[Plotting code records]

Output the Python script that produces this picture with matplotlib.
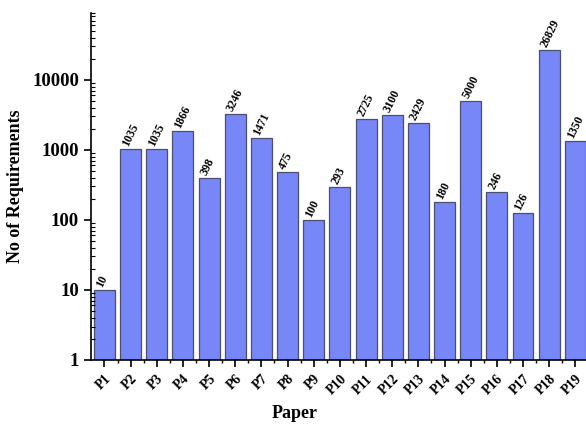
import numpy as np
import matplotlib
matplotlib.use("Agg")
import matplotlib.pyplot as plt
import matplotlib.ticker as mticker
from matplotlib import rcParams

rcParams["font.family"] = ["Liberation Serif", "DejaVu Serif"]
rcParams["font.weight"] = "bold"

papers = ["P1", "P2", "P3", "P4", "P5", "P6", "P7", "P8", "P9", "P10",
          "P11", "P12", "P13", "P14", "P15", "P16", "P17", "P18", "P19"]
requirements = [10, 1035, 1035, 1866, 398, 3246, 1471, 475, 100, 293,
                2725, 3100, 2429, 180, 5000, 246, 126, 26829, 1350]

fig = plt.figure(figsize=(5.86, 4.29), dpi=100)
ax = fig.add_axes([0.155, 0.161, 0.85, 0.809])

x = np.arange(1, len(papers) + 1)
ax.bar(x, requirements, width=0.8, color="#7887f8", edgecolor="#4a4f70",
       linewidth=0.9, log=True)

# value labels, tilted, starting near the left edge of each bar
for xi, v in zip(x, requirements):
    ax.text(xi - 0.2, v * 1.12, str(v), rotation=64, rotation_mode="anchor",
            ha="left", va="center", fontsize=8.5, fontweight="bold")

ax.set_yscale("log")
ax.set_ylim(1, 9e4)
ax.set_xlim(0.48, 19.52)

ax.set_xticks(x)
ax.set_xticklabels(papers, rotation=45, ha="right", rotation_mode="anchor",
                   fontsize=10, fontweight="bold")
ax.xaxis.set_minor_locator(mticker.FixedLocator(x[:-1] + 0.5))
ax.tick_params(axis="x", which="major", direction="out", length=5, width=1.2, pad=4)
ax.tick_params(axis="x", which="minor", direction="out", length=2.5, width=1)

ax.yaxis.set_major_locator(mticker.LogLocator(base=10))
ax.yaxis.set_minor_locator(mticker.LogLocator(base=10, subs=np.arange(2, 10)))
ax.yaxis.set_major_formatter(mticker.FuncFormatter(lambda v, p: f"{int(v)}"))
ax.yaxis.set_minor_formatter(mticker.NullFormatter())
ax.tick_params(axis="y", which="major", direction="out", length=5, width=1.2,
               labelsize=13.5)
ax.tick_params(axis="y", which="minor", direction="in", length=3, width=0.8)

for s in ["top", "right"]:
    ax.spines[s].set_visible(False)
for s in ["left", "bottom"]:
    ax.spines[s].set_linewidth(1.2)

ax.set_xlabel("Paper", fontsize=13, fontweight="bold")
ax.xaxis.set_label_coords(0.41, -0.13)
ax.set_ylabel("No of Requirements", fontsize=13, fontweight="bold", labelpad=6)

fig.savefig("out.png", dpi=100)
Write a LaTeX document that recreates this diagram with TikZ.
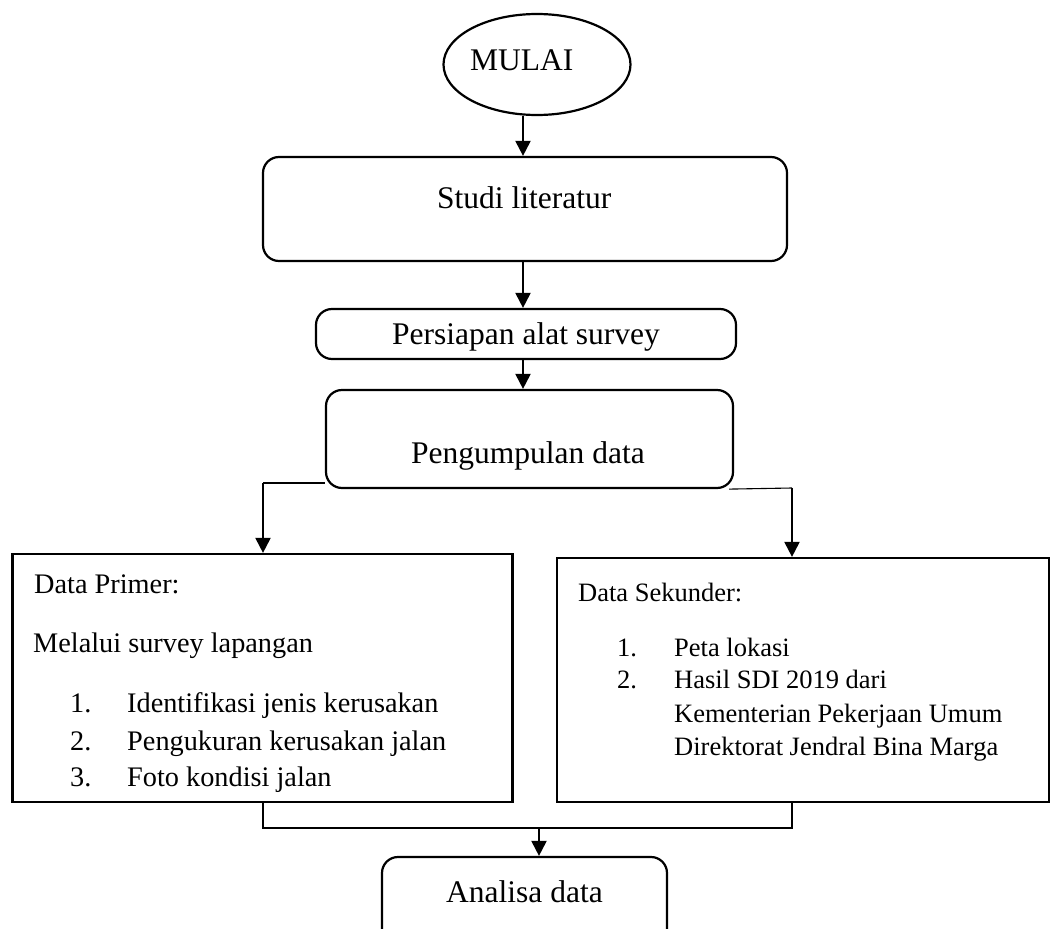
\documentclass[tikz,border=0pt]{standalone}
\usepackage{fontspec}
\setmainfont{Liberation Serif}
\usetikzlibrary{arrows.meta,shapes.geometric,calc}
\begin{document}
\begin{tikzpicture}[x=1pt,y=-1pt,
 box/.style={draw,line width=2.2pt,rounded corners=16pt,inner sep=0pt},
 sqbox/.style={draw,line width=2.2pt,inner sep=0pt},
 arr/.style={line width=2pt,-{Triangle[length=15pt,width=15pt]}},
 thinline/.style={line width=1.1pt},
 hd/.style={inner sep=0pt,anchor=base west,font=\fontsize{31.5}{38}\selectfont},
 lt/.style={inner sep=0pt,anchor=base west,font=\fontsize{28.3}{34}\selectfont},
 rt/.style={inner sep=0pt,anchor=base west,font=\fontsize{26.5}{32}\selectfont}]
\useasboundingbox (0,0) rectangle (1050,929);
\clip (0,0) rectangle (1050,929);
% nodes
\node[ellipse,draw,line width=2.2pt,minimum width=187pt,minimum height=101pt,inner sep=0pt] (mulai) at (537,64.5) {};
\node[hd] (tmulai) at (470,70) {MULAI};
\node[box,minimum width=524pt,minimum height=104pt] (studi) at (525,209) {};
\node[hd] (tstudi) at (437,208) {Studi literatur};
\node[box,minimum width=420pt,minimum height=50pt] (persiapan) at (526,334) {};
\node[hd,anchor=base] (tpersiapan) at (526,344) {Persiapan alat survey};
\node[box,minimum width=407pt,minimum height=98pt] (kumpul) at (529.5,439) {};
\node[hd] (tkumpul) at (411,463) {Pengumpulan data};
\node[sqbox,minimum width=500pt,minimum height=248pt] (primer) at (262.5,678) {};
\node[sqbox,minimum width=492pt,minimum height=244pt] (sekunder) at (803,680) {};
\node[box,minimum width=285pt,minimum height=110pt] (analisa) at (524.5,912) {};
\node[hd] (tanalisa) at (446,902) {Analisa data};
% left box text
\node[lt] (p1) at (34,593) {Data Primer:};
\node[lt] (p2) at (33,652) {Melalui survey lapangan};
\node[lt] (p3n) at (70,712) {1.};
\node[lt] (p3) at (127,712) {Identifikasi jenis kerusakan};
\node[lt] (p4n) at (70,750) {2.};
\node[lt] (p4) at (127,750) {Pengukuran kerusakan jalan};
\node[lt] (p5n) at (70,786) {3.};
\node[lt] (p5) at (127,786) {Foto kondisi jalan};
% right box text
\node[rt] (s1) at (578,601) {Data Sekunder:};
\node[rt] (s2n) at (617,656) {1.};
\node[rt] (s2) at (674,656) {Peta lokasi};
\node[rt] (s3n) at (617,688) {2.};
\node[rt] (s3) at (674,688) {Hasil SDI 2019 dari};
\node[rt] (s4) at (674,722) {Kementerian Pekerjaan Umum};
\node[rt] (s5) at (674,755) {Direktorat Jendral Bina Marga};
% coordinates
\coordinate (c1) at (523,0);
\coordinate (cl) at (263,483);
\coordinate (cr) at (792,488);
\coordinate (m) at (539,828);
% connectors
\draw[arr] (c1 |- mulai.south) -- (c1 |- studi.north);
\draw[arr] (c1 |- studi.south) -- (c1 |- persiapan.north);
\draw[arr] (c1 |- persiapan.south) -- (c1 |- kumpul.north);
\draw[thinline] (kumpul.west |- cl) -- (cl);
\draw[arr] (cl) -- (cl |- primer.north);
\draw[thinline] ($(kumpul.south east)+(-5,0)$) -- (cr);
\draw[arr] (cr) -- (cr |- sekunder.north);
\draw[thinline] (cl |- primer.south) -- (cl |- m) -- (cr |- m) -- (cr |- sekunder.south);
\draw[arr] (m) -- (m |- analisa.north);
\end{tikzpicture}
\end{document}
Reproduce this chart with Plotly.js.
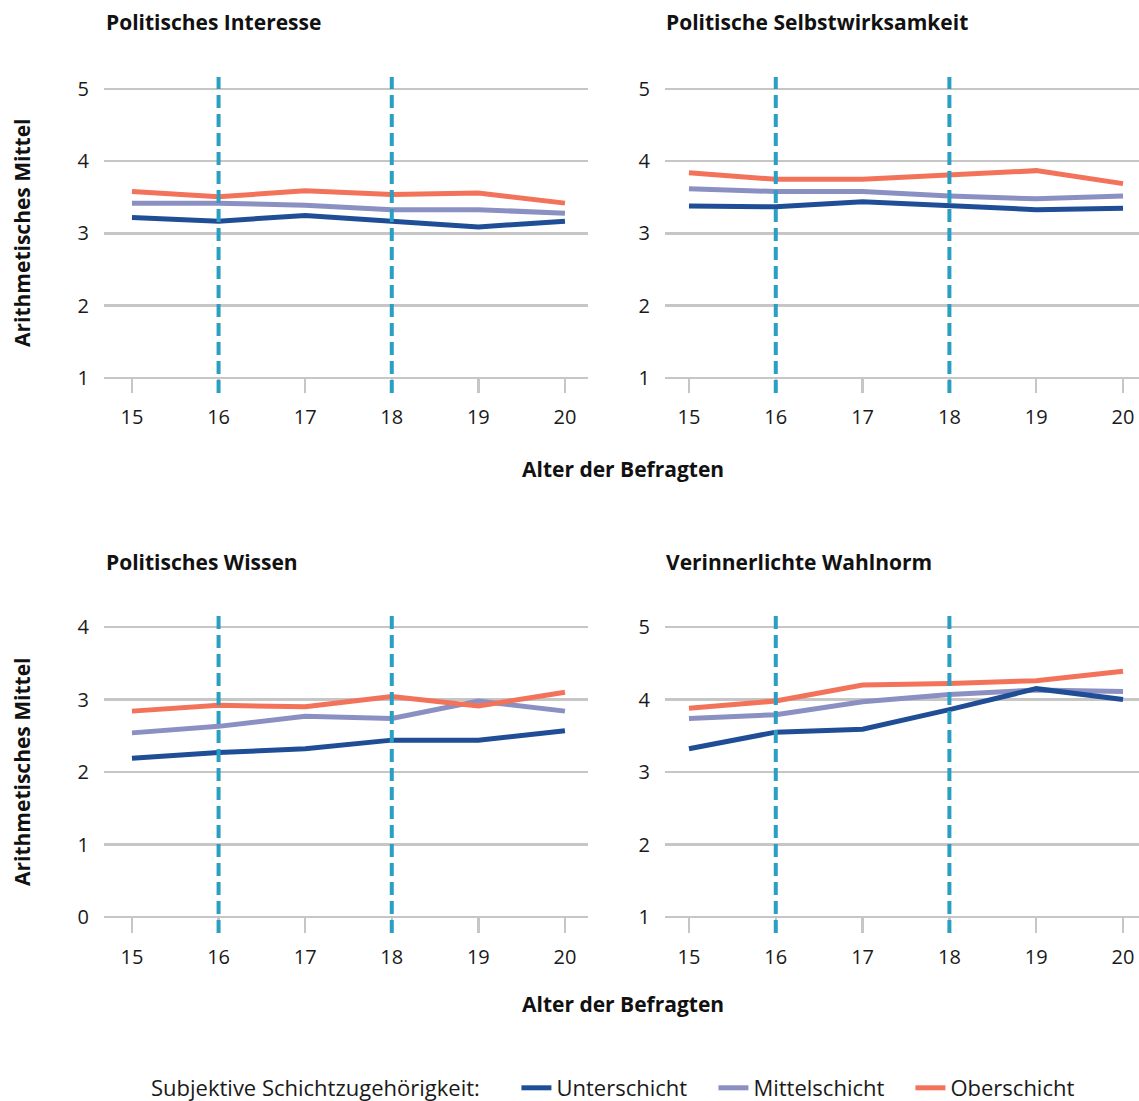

# Task objective
Transcribe the full listing character for character. Pictures are excluded.

# The output
Output the Python script that produces this picture with matplotlib.
import numpy as np
import matplotlib
matplotlib.use("Agg")
import matplotlib.pyplot as plt
import matplotlib.ticker as mticker
from matplotlib import rcParams

rcParams["font.family"] = ["Liberation Serif", "DejaVu Serif"]
rcParams["font.weight"] = "bold"

papers = ["P1", "P2", "P3", "P4", "P5", "P6", "P7", "P8", "P9", "P10",
          "P11", "P12", "P13", "P14", "P15", "P16", "P17", "P18", "P19"]
requirements = [10, 1035, 1035, 1866, 398, 3246, 1471, 475, 100, 293,
                2725, 3100, 2429, 180, 5000, 246, 126, 26829, 1350]

fig = plt.figure(figsize=(5.86, 4.29), dpi=100)
ax = fig.add_axes([0.155, 0.161, 0.85, 0.809])

x = np.arange(1, len(papers) + 1)
ax.bar(x, requirements, width=0.8, color="#7887f8", edgecolor="#4a4f70",
       linewidth=0.9, log=True)

# value labels, tilted, starting near the left edge of each bar
for xi, v in zip(x, requirements):
    ax.text(xi - 0.2, v * 1.12, str(v), rotation=64, rotation_mode="anchor",
            ha="left", va="center", fontsize=8.5, fontweight="bold")

ax.set_yscale("log")
ax.set_ylim(1, 9e4)
ax.set_xlim(0.48, 19.52)

ax.set_xticks(x)
ax.set_xticklabels(papers, rotation=45, ha="right", rotation_mode="anchor",
                   fontsize=10, fontweight="bold")
ax.xaxis.set_minor_locator(mticker.FixedLocator(x[:-1] + 0.5))
ax.tick_params(axis="x", which="major", direction="out", length=5, width=1.2, pad=4)
ax.tick_params(axis="x", which="minor", direction="out", length=2.5, width=1)

ax.yaxis.set_major_locator(mticker.LogLocator(base=10))
ax.yaxis.set_minor_locator(mticker.LogLocator(base=10, subs=np.arange(2, 10)))
ax.yaxis.set_major_formatter(mticker.FuncFormatter(lambda v, p: f"{int(v)}"))
ax.yaxis.set_minor_formatter(mticker.NullFormatter())
ax.tick_params(axis="y", which="major", direction="out", length=5, width=1.2,
               labelsize=13.5)
ax.tick_params(axis="y", which="minor", direction="in", length=3, width=0.8)

for s in ["top", "right"]:
    ax.spines[s].set_visible(False)
for s in ["left", "bottom"]:
    ax.spines[s].set_linewidth(1.2)

ax.set_xlabel("Paper", fontsize=13, fontweight="bold")
ax.xaxis.set_label_coords(0.41, -0.13)
ax.set_ylabel("No of Requirements", fontsize=13, fontweight="bold", labelpad=6)

fig.savefig("out.png", dpi=100)
Write a LaTeX document that recreates this diagram with TikZ.
\documentclass[tikz,border=0pt]{standalone}
\usepackage{fontspec}
\setmainfont{Liberation Serif}
\usetikzlibrary{arrows.meta,shapes.geometric,calc}
\begin{document}
\begin{tikzpicture}[x=1pt,y=-1pt,
 box/.style={draw,line width=2.2pt,rounded corners=16pt,inner sep=0pt},
 sqbox/.style={draw,line width=2.2pt,inner sep=0pt},
 arr/.style={line width=2pt,-{Triangle[length=15pt,width=15pt]}},
 thinline/.style={line width=1.1pt},
 hd/.style={inner sep=0pt,anchor=base west,font=\fontsize{31.5}{38}\selectfont},
 lt/.style={inner sep=0pt,anchor=base west,font=\fontsize{28.3}{34}\selectfont},
 rt/.style={inner sep=0pt,anchor=base west,font=\fontsize{26.5}{32}\selectfont}]
\useasboundingbox (0,0) rectangle (1050,929);
\clip (0,0) rectangle (1050,929);
% nodes
\node[ellipse,draw,line width=2.2pt,minimum width=187pt,minimum height=101pt,inner sep=0pt] (mulai) at (537,64.5) {};
\node[hd] (tmulai) at (470,70) {MULAI};
\node[box,minimum width=524pt,minimum height=104pt] (studi) at (525,209) {};
\node[hd] (tstudi) at (437,208) {Studi literatur};
\node[box,minimum width=420pt,minimum height=50pt] (persiapan) at (526,334) {};
\node[hd,anchor=base] (tpersiapan) at (526,344) {Persiapan alat survey};
\node[box,minimum width=407pt,minimum height=98pt] (kumpul) at (529.5,439) {};
\node[hd] (tkumpul) at (411,463) {Pengumpulan data};
\node[sqbox,minimum width=500pt,minimum height=248pt] (primer) at (262.5,678) {};
\node[sqbox,minimum width=492pt,minimum height=244pt] (sekunder) at (803,680) {};
\node[box,minimum width=285pt,minimum height=110pt] (analisa) at (524.5,912) {};
\node[hd] (tanalisa) at (446,902) {Analisa data};
% left box text
\node[lt] (p1) at (34,593) {Data Primer:};
\node[lt] (p2) at (33,652) {Melalui survey lapangan};
\node[lt] (p3n) at (70,712) {1.};
\node[lt] (p3) at (127,712) {Identifikasi jenis kerusakan};
\node[lt] (p4n) at (70,750) {2.};
\node[lt] (p4) at (127,750) {Pengukuran kerusakan jalan};
\node[lt] (p5n) at (70,786) {3.};
\node[lt] (p5) at (127,786) {Foto kondisi jalan};
% right box text
\node[rt] (s1) at (578,601) {Data Sekunder:};
\node[rt] (s2n) at (617,656) {1.};
\node[rt] (s2) at (674,656) {Peta lokasi};
\node[rt] (s3n) at (617,688) {2.};
\node[rt] (s3) at (674,688) {Hasil SDI 2019 dari};
\node[rt] (s4) at (674,722) {Kementerian Pekerjaan Umum};
\node[rt] (s5) at (674,755) {Direktorat Jendral Bina Marga};
% coordinates
\coordinate (c1) at (523,0);
\coordinate (cl) at (263,483);
\coordinate (cr) at (792,488);
\coordinate (m) at (539,828);
% connectors
\draw[arr] (c1 |- mulai.south) -- (c1 |- studi.north);
\draw[arr] (c1 |- studi.south) -- (c1 |- persiapan.north);
\draw[arr] (c1 |- persiapan.south) -- (c1 |- kumpul.north);
\draw[thinline] (kumpul.west |- cl) -- (cl);
\draw[arr] (cl) -- (cl |- primer.north);
\draw[thinline] ($(kumpul.south east)+(-5,0)$) -- (cr);
\draw[arr] (cr) -- (cr |- sekunder.north);
\draw[thinline] (cl |- primer.south) -- (cl |- m) -- (cr |- m) -- (cr |- sekunder.south);
\draw[arr] (m) -- (m |- analisa.north);
\end{tikzpicture}
\end{document}
Reproduce this chart with Plotly.js.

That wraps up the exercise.